The first system for urban drainage in America was constructed in Boston around 1700. There was surprising resistance to the construction of sewers for waste disposal. Most American cities had cesspools or vaults, even at the end of the nineteenth century. The most economical means of waste disposal was to pump these out at regular intervals and cart the waste to a disposal site outside the town. Engineers argued that although sanitary sewer construction was capital intensive, sewers provided the best means of wastewater disposal in the long run. Their argument prevailed and there was a remarkable period of sewer construction between 1890 and 1900. The sewerage systems in America were built in 1880. One of the system namely Memphis system was a complete failure. It used small pipes that were to be flushed periodically. No manholes were constructed and cleanout became a major problem. The system was later removed and larger pipes with manholes were installed.
Initially, all sewers emptied into the nearest watercourse, without any treatment. As a result, many lakes and rivers became grossly polluted. Wastewater treatment first consisted only of screening for removal of the large floatables to protect sewage pumps. Screens had to be cleaned manually and wastes were buried or incinerated. The first mechanical screens were installed in Sacramento, in 1915 and the fist mechanical commuter for grinding up screenings was installed in Durham. The first complete treatment systems were operational by the turn of the century, with land spraying of the effluent being a popular method of wastewater disposal.

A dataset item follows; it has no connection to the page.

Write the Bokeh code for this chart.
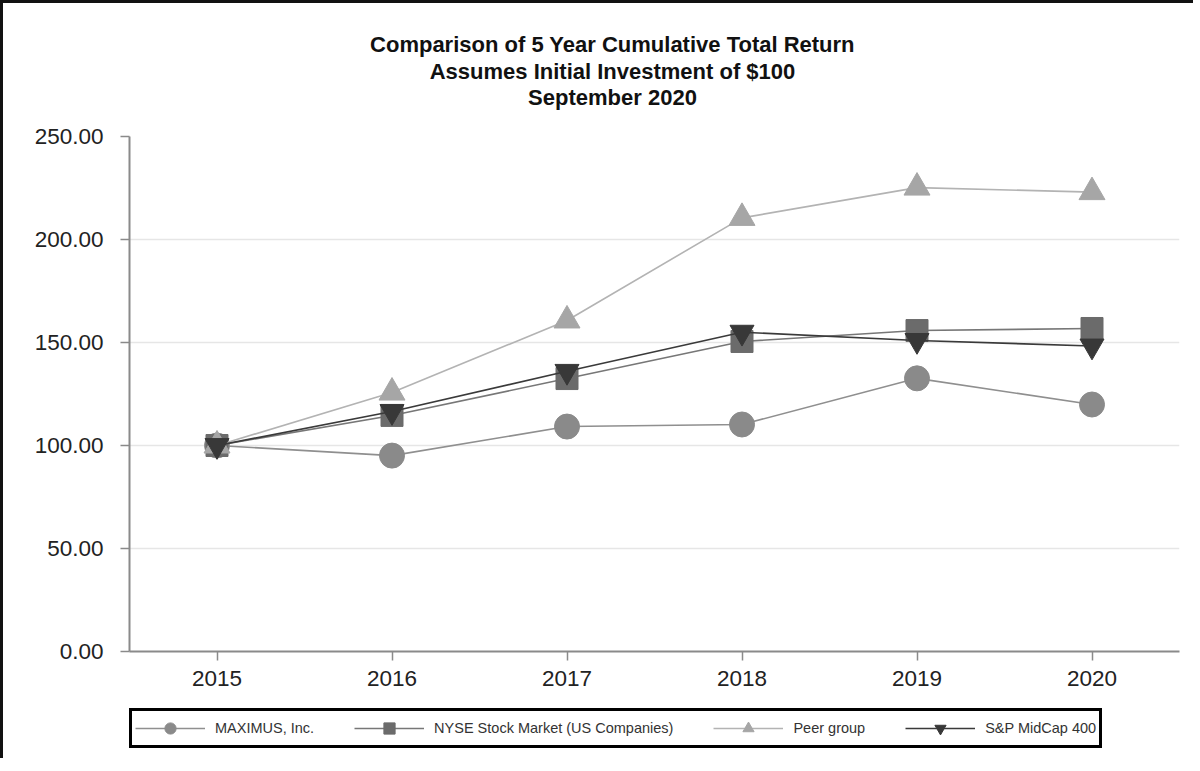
from bokeh.plotting import figure
from bokeh.layouts import column
from bokeh.models import FixedTicker, PrintfTickFormatter, Legend, LegendItem, Label
from bokeh.embed import file_html
from bokeh.resources import INLINE

years = [2015, 2016, 2017, 2018, 2019, 2020]
maximus = [100.0, 95.1, 109.2, 110.2, 132.6, 119.9]
nyse = [100.0, 114.6, 132.5, 150.5, 155.8, 156.8]
peer = [100.0, 125.7, 160.7, 210.5, 225.2, 223.0]
midcap = [100.0, 116.5, 136.0, 155.0, 151.0, 148.3]

series_names = ["MAXIMUS, Inc.", "NYSE Stock Market (US Companies)", "Peer group", "S&P MidCap 400"]
title_lines = ["Comparison of 5 Year Cumulative Total Return",
               "Assumes Initial Investment of $100",
               "September 2020"]
y_ticks = [0, 50, 100, 150, 200, 250]

FONT = "Liberation Sans"
W = 1190

def blank(height):
    f = figure(width=W, height=height, output_backend="svg", toolbar_location=None,
               title_location=None, x_axis_type=None, y_axis_type=None,
               x_range=(0, 1), y_range=(0, 1),
               min_border=0, min_border_left=0, min_border_right=0,
               min_border_top=0, min_border_bottom=0,
               background_fill_color="white", border_fill_color="white")
    f.outline_line_color = None
    return f

# ---- title block (its frame is aligned with the chart's frame by the column)
tp = blank(118)
for line, ty in zip(title_lines, [77, 50, 24]):
    tp.add_layout(Label(x=483, y=ty, x_units="screen", y_units="screen", text=line,
                        text_align="center", text_baseline="middle",
                        text_font=FONT, text_font_size="22px", text_font_style="bold",
                        text_color="#111111"))

# ---- main chart
p = figure(width=W, height=580, output_backend="svg", toolbar_location=None,
           title_location=None,
           x_range=(2014.5, 2020.5), y_range=(0, 250),
           min_border_left=126, min_border_right=14, min_border_top=15,
           min_border_bottom=50,
           background_fill_color="white", border_fill_color="white")
p.outline_line_color = None

p.yaxis.ticker = FixedTicker(ticks=y_ticks)
p.yaxis.formatter = PrintfTickFormatter(format="%.2f")
p.xaxis.ticker = FixedTicker(ticks=years)
for ax in (p.xaxis, p.yaxis):
    ax.axis_line_color = "#8a8a8a"
    ax.axis_line_width = 2
    ax.major_tick_line_color = "#8a8a8a"
    ax.major_tick_line_width = 1.5
    ax.major_tick_out = 9
    ax.major_tick_in = 0
    ax.minor_tick_line_color = None
    ax.major_label_text_font = FONT
    ax.major_label_text_font_size = "22.5px"
    ax.major_label_text_color = "#222222"
p.yaxis.major_label_standoff = 17
p.xaxis.major_label_standoff = 10

p.xgrid.grid_line_color = None
p.ygrid.grid_line_color = "#e6e6e6"
p.ygrid.grid_line_width = 1.5

styles = [
    (maximus, "#8f8f8f", "#8a8a8a", "circle", 25),
    (nyse, "#777777", "#6b6b6b", "square", 22),
    (peer, "#b3b3b3", "#a6a6a6", "triangle", 26),
    (midcap, "#3a3a3a", "#383838", "inverted_triangle", 24),
]

# ---- legend block (proxy renderers lie outside its visible range)
lp = blank(57)
legend_items = []
for name, (vals, lc, mc, marker, size) in zip(series_names, styles):
    p.line(years, vals, line_color=lc, line_width=1.6)
    p.scatter(years, vals, marker=marker, size=size, fill_color=mc, line_color=mc)
    pl = lp.line(years, vals, line_color=lc, line_width=1.6)
    ps = lp.scatter(years, vals, marker=marker, fill_color=mc, line_color=mc)
    legend_items.append(LegendItem(label=name, renderers=[pl, ps]))

legend = Legend(items=legend_items, orientation="horizontal", location=(0, 10),
                border_line_color="#000000", border_line_width=3, border_line_alpha=1.0,
                label_text_font=FONT, label_text_font_size="14.5px", label_text_color="#333333",
                glyph_width=70, glyph_height=28, label_height=28, label_standoff=10, spacing=40,
                padding=3, margin=0, background_fill_color="white", background_fill_alpha=1.0)
lp.add_layout(legend, "center")

layout = column(tp, p, lp, spacing=0,
                styles={"border-left": "3px solid #111", "border-top": "3px solid #111"})

open("out.html", "w").write(file_html(layout, INLINE))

Civil engineers were responsible for developing engineering solutions to these water and wastewater problems of these facilities. There was, however, little appreciation of the broader aspects of environmental pollution control and management until the mid-1900s. As recently as 1950 raw sewage was dumped into surface waters in the United States and even streams in public parks and in U.S. cities were fouled with untreated wastewater. The first comprehensive federal water pollution control legislation was enacted by the U.S. Congress in 1957.